The lines to be extracted run from the start of the listing through the line containing "plt.rcParams['font.family'] = ['Roboto', 'DejaVu"; copy them exactly and nothing else.

— Begin —

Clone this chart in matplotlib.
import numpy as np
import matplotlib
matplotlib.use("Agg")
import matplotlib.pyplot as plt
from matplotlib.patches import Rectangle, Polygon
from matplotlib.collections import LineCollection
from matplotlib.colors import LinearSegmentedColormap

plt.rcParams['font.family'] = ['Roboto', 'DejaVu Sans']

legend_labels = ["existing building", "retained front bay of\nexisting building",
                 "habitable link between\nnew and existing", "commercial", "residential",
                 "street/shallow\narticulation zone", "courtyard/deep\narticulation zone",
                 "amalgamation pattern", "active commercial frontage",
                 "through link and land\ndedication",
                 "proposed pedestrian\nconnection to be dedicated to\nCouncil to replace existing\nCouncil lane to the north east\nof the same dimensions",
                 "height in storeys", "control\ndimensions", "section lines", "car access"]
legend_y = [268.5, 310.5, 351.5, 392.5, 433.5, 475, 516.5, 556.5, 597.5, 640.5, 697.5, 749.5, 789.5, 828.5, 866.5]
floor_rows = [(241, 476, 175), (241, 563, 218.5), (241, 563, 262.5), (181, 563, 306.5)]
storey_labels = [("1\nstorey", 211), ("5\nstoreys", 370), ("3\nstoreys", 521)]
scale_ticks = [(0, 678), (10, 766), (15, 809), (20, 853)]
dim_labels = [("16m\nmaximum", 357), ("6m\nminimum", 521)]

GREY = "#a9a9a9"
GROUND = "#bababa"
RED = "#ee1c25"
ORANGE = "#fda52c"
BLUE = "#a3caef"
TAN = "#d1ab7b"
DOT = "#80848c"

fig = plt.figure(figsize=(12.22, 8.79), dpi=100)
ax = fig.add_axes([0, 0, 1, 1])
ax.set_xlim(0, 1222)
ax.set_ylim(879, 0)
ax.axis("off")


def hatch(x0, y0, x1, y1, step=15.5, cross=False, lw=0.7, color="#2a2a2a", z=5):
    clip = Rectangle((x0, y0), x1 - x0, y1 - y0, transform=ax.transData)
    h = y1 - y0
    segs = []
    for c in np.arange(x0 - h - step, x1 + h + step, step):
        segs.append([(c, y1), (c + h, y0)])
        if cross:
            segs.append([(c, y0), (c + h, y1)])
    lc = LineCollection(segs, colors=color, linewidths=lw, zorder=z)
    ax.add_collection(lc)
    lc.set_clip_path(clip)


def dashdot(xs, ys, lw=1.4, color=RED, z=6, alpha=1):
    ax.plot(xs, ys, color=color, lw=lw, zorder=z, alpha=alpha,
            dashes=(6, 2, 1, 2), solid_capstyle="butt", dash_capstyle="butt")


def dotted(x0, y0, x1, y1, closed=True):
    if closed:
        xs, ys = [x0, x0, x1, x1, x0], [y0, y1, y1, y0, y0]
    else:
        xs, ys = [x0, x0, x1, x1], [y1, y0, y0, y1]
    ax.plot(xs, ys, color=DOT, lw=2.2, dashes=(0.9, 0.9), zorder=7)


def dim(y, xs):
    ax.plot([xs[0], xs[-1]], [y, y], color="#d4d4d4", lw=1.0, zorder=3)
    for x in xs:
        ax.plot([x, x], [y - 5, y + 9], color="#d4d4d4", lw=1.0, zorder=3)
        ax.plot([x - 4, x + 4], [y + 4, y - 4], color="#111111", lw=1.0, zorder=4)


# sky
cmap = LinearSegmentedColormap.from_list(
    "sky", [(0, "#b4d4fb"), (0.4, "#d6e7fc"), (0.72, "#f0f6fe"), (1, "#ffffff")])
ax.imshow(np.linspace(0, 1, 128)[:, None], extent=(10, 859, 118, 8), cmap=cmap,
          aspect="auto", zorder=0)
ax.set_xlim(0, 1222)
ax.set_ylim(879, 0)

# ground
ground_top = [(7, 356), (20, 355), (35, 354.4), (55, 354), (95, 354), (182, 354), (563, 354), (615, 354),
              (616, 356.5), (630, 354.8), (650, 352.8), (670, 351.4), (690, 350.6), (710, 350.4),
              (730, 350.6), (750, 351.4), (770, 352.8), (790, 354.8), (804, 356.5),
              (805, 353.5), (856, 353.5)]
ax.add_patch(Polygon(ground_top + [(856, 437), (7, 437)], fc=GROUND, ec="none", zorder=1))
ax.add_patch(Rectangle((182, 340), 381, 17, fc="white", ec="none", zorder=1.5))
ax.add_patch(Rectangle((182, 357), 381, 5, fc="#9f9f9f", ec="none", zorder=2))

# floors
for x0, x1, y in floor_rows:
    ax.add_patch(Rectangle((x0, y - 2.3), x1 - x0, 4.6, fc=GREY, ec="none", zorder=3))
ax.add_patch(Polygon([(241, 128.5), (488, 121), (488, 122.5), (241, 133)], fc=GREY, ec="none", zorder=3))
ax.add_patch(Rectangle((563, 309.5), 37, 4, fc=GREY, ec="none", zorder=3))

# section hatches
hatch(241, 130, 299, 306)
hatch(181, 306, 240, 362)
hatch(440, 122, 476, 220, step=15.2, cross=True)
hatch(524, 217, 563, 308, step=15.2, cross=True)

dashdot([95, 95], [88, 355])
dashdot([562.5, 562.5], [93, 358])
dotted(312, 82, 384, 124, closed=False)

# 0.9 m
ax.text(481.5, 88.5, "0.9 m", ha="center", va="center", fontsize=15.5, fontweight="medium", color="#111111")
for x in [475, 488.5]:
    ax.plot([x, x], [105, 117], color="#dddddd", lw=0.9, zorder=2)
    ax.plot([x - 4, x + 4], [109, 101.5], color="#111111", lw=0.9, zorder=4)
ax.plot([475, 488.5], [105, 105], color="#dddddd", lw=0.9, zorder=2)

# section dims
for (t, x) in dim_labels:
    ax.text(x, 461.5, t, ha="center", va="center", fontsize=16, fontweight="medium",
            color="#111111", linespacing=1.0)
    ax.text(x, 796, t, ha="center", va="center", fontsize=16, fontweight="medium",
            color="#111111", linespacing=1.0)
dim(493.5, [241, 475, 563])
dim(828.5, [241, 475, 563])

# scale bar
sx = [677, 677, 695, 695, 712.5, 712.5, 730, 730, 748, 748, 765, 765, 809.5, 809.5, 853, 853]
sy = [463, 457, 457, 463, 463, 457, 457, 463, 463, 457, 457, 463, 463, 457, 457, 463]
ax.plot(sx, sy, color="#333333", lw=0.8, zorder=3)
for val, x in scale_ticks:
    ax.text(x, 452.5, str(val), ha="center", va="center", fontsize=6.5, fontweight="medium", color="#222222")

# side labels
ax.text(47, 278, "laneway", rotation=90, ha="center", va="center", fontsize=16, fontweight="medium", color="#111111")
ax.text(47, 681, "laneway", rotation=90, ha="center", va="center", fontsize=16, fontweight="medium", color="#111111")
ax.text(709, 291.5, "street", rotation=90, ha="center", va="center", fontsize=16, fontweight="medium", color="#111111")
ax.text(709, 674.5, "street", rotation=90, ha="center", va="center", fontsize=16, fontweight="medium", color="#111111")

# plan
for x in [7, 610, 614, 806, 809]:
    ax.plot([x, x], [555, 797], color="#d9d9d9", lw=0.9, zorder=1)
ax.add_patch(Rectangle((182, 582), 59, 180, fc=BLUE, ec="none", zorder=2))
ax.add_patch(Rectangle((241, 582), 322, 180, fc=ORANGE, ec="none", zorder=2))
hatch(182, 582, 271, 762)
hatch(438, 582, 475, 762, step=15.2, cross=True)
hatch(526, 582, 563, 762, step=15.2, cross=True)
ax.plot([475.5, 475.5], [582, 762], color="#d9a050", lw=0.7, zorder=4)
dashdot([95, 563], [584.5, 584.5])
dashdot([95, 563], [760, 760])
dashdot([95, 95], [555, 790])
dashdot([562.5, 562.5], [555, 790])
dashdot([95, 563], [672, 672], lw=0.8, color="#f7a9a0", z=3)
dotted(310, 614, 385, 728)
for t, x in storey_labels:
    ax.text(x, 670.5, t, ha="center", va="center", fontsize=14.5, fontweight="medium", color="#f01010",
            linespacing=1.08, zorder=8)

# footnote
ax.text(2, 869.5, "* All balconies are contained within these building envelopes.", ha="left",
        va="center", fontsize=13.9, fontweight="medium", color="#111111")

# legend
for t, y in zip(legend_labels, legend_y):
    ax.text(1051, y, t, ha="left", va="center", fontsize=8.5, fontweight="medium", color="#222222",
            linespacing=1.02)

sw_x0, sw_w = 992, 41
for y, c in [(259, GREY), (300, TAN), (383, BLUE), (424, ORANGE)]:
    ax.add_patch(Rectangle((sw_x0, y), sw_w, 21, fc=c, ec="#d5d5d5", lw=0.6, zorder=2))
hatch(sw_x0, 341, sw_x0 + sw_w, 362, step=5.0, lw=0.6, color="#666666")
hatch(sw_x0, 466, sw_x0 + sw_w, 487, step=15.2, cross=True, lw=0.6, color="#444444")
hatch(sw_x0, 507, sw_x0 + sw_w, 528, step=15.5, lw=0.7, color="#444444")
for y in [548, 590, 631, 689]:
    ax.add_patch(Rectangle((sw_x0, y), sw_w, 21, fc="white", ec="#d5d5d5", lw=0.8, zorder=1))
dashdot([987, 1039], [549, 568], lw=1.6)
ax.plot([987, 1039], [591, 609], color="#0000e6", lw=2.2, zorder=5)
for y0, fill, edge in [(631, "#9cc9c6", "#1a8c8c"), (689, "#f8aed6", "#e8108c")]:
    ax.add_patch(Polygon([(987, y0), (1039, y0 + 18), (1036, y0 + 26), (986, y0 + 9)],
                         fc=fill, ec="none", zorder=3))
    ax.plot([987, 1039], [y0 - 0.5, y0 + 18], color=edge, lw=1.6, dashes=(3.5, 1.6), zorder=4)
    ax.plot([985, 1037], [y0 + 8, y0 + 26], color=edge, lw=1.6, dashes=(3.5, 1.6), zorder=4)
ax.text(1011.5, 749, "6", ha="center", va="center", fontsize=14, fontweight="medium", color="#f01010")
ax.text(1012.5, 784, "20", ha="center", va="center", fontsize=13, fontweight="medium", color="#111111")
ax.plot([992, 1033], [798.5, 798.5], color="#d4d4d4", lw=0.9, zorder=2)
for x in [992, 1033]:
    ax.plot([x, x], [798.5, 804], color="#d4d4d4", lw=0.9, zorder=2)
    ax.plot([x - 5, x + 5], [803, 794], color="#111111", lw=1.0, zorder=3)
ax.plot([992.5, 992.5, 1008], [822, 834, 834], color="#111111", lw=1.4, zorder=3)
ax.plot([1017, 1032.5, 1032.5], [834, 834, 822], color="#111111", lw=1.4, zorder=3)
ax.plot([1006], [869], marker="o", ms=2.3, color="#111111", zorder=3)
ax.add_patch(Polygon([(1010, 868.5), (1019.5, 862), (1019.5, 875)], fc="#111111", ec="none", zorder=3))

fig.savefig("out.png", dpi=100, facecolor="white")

— End —

- [Output of the exercise]:
Clone this chart in matplotlib.
import numpy as np
import matplotlib
matplotlib.use("Agg")
import matplotlib.pyplot as plt
from matplotlib.patches import Rectangle, Polygon
from matplotlib.collections import LineCollection
from matplotlib.colors import LinearSegmentedColormap

plt.rcParams['font.family'] = ['Roboto', 'DejaVu Sans']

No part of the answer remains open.